The Adventure of Shoscombe Old Place
|"The Adventure of Shoscombe Old Place"|
|Author||Arthur Conan Doyle|
|Series||The Case-Book of Sherlock Holmes|
"The Adventure of Shoscombe Old Place", is the last of the 56 Sherlock Holmes short stories by Arthur Conan Doyle. The story is part of the series The Case-Book of Sherlock Holmes first published Strand Magazine October 1921 - April 1927. The original title "The Adventure of the Black Spaniel" was changed before publication.
Head trainer John Mason from Shoscombe Old Place, a racing stable in Berkshire, comes to Holmes about his master, Sir Robert Norberton. Mason thinks he has gone mad. Sir Robert’s sister, Lady Beatrice Falder owns Shoscombe, but it will revert to her late husband’s brother when she dies. The stable has a horse, Shoscombe Prince, who Sir Robert hopes will win the Derby. He would be out of debt if that actually happened.
Mason is not quite sure what he wants Holmes to investigate, but a number of odd changes have happened at the stable:
- Why has Lady Beatrice suddenly forgone her usual habit of stopping to greet her favourite horse? Why does she just ride on by in her carriage?
- Why has Sir Robert become so wild-eyed lately?
- Why has he given his sister’s dog away to a neighbourhood innkeeper?
- Why does he go to the old crypt at night, and who is that man that he meets there?
- Why have burnt human bones been found in the furnace at Shoscombe?
Holmes decides to investigate on the spot. He and Dr. Watson go to Berkshire posing as anglers and learn some interesting things. The innkeeper where they are staying is the one who now has Lady Beatrice’s dog, and it is quite an expensive breed, one that an innkeeper ordinarily could never afford.
With the innkeeper’s permission, Holmes takes the dog for a walk, and goes to Shoscombe, where he releases it as Lady Beatrice’s carriage comes out of the gate. The dog dashes forward enthusiastically at first, but then flees in terror. Then, even though a maid and Lady Beatrice are supposedly the only two people in the carriage, it is a male voice that yells “Drive on!”

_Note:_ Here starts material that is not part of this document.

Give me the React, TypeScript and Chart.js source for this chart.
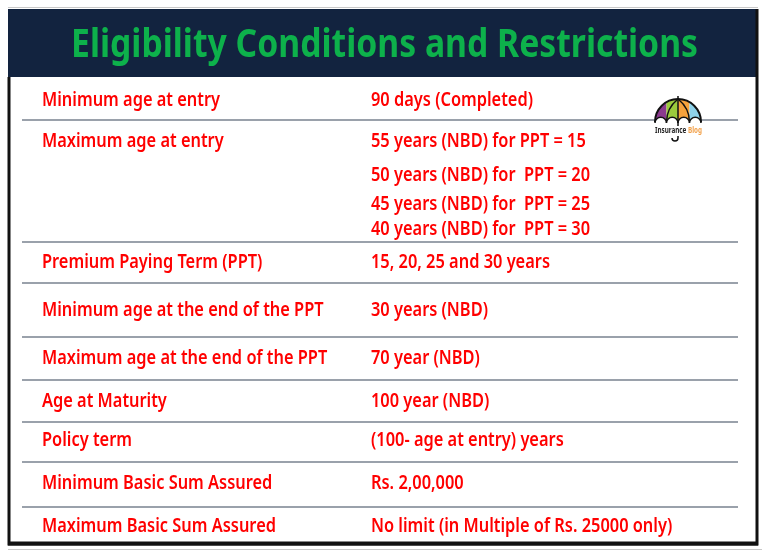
import { useEffect, useRef } from "react";
import { Chart, registerables } from "chart.js";
Chart.register(...registerables);

const title = "Eligibility Conditions and Restrictions";

const criteria = [
  "Minimum age at entry",
  "Maximum age at entry",
  "Premium Paying Term (PPT)",
  "Minimum age at the end of the PPT",
  "Maximum age at the end of the PPT",
  "Age at Maturity",
  "Policy term",
  "Minimum Basic Sum Assured",
  "Maximum Basic Sum Assured",
];

const conditions: string[][] = [
  ["90 days (Completed)"],
  [
    "55 years (NBD) for PPT = 15",
    "50 years (NBD) for  PPT = 20",
    "45 years (NBD) for  PPT = 25",
    "40 years (NBD) for  PPT = 30",
  ],
  ["15, 20, 25 and 30 years"],
  ["30 years (NBD)"],
  ["70 year (NBD)"],
  ["100 year (NBD)"],
  ["(100- age at entry) years"],
  ["Rs. 2,00,000"],
  ["No limit (in Multiple of Rs. 25000 only)"],
];

// layout (page pixel units on the hidden linear scales)
const LAYOUT = {
  rowBaselines: [
    [106],
    [146.5, 180.5, 209.5, 235],
    [268],
    [316],
    [364],
    [407],
    [446],
    [489],
    [531.5],
  ],
  separators: [120, 242, 283, 337, 380, 422, 462, 507],
  sepX0: 22,
  sepX1: 738,
  leftX: 42,
  rightX: 371,
  frame: { x0: 8, x1: 758, y0: 9, y1: 545, headerBottom: 77 },
};

const BODY_FONT = "'Noto Sans', 'DejaVu Sans', sans-serif";

const tablePlugin = {
  id: "tableDraw",
  beforeDraw(chart: any) {
    const ctx: CanvasRenderingContext2D = chart.ctx;
    const xs = chart.scales.x;
    const ys = chart.scales.y;
    const X = (v: number) => xs.getPixelForValue(v);
    const Y = (v: number) => ys.getPixelForValue(v);
    const f = LAYOUT.frame;
    ctx.save();
    ctx.fillStyle = "#ffffff";
    ctx.fillRect(0, 0, chart.width, chart.height);
    ctx.strokeStyle = "#c8c8c8";
    ctx.lineWidth = 1;
    ctx.beginPath();
    ctx.moveTo(X(f.x0), Y(7.5));
    ctx.lineTo(X(f.x1), Y(7.5));
    ctx.moveTo(X(f.x0), Y(549.5));
    ctx.lineTo(X(f.x1 + 4), Y(549.5));
    ctx.stroke();
    ctx.fillStyle = "#12233f";
    ctx.fillRect(X(f.x0), Y(f.y0), X(f.x1) - X(f.x0), Y(f.headerBottom) - Y(f.y0));
    ctx.strokeStyle = "#111111";
    ctx.lineWidth = 3;
    ctx.beginPath();
    ctx.moveTo(X(f.x0 + 1), Y(f.headerBottom));
    ctx.lineTo(X(f.x0 + 1), Y(f.y1 - 1));
    ctx.lineTo(X(f.x1 - 1), Y(f.y1 - 1));
    ctx.lineTo(X(f.x1 - 1), Y(f.y0));
    ctx.stroke();
    ctx.lineWidth = 4;
    ctx.beginPath();
    ctx.moveTo(X(f.x0), Y(f.y1 - 1.5));
    ctx.lineTo(X(f.x1), Y(f.y1 - 1.5));
    ctx.stroke();

    ctx.fillStyle = "#0db14b";
    ctx.font = `bold 39px ${BODY_FONT}`;
    ctx.textBaseline = "alphabetic";
    const tw = ctx.measureText(title).width;
    const tsx = 627 / tw;
    ctx.save();
    ctx.translate(X(71), Y(57));
    ctx.scale(tsx, 1);
    ctx.fillText(title, 0, 0);
    ctx.restore();

    ctx.strokeStyle = "#9aa1ab";
    ctx.lineWidth = 2;
    LAYOUT.separators.forEach((s) => {
      ctx.beginPath();
      ctx.moveTo(X(LAYOUT.sepX0), Y(s));
      ctx.lineTo(X(LAYOUT.sepX1), Y(s));
      ctx.stroke();
    });

    ctx.font = `600 19px ${BODY_FONT}`;
    ctx.fillStyle = "#ff0000";
    const sx = 178 / ctx.measureText(criteria[0]).width;
    const put = (t: string, x: number, y: number) => {
      ctx.save();
      ctx.translate(X(x), Y(y));
      ctx.scale(sx, 1);
      ctx.fillText(t, 0, 0);
      ctx.restore();
    };
    criteria.forEach((c, i) => {
      const bl = LAYOUT.rowBaselines[i];
      put(c, LAYOUT.leftX, bl[0]);
      conditions[i].forEach((v, j) => put(v, LAYOUT.rightX, bl[j]));
    });

    // logo (umbrella)
    const cx = X(678), cy = Y(122), r = 23;
    ctx.save();
    ctx.beginPath();
    ctx.arc(cx, cy, r, Math.PI, 2 * Math.PI);
    ctx.closePath();
    ctx.clip();
    const cols = ["#8b3a8e", "#9bcb3c", "#f6a23c", "#8ed2ea"];
    cols.forEach((c, k) => {
      ctx.fillStyle = c;
      ctx.fillRect(cx - r + (k * 2 * r) / 4, cy - r, (2 * r) / 4, r + 1);
    });
    ctx.restore();
    ctx.strokeStyle = "#111";
    ctx.lineWidth = 2;
    ctx.beginPath();
    ctx.arc(cx, cy, r, Math.PI, 2 * Math.PI);
    ctx.stroke();
    ctx.lineWidth = 1.5;
    for (let k = 1; k < 4; k++) {
      const px = cx - r + (k * 2 * r) / 4;
      ctx.beginPath();
      ctx.moveTo(cx, cy - r);
      ctx.quadraticCurveTo(px, cy - r * 0.6, px, cy);
      ctx.stroke();
    }
    ctx.fillStyle = "#ffffff";
    for (let k = 0; k < 4; k++) {
      const ax = cx - r + (k * 2 * r) / 4 + r / 4;
      ctx.beginPath();
      ctx.arc(ax, cy + 1, r / 4, Math.PI, 2 * Math.PI);
      ctx.fill();
      ctx.stroke();
    }
    ctx.beginPath();
    ctx.moveTo(cx, cy - r - 3);
    ctx.lineTo(cx, cy - r);
    ctx.moveTo(cx, cy);
    ctx.lineTo(cx, cy + 16);
    ctx.arc(cx - 3, cy + 16, 3, 0, Math.PI);
    ctx.stroke();
    ctx.fillStyle = "#ffffff";
    ctx.fillRect(cx - 24, cy + 4, 48, 10);
    ctx.font = `bold 8px ${BODY_FONT}`;
    ctx.fillStyle = "#222";
    const w1 = ctx.measureText("Insurance ").width;
    const w2 = ctx.measureText("Blog").width;
    const sx2 = 47 / (w1 + w2);
    ctx.save();
    ctx.translate(X(655), Y(133));
    ctx.scale(sx2, 1);
    ctx.fillText("Insurance ", 0, 0);
    ctx.fillStyle = "#f2a14a";
    ctx.fillText("Blog", w1, 0);
    ctx.restore();

    ctx.restore();
  },
};

export default function App() {
  const ref = useRef<HTMLCanvasElement | null>(null);
  useEffect(() => {
    if (!ref.current) return;
    const chart = new Chart(ref.current, {
      type: "scatter",
      data: { datasets: [{ data: [], pointRadius: 0 }] },
      options: {
        animation: false,
        responsive: false,
        maintainAspectRatio: false,
        layout: { padding: 0 },
        plugins: { legend: { display: false }, tooltip: { enabled: false } },
        scales: {
          x: { type: "linear", min: 0, max: 768, display: false },
          y: { type: "linear", min: 0, max: 551, reverse: true, display: false },
        },
      },
      plugins: [tablePlugin],
    });
    return () => chart.destroy();
  }, []);
  return (
    <div style={{ position: "fixed", left: 0, top: 0, width: 768, height: 551 }}>
      <canvas ref={ref} width={768} height={551} style={{ width: 768, height: 551 }} />
    </div>
  );
}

Then there is the crypt. John Mason observes that a heap of bones there earlier is now gone. Holmes finds a coffin with a fresh, swathed body in it. Just then, Sir Robert arrives, catching Holmes and Watson in the act. After Holmes makes it plain that he has deduced most of the odd goings-on, Sir Robert invites him and Watson back to the house and explains everything.
About a week earlier, Lady Beatrice died of dropsy, and Sir Robert felt compelled to keep the fact secret so that the creditors would not swoop down on Shoscombe before he had a chance to win the Derby and pay off all his debts. He and the maid’s husband hid the body in the crypt, but also found that they had to dispose of an older body — in the furnace. This same man also dressed up in Lady Beatrice’s clothes and took her place in the carriage each day. The dog knew what had happened and might have given the game away if its noise had aroused suspicion.
Holmes refers the matter to the police, but the story ends happily. Shoscombe Prince wins the Derby, Sir Robert escapes any major judicial penalty for what he did to his sister’s body, and he pays off all his debts with a great deal left over.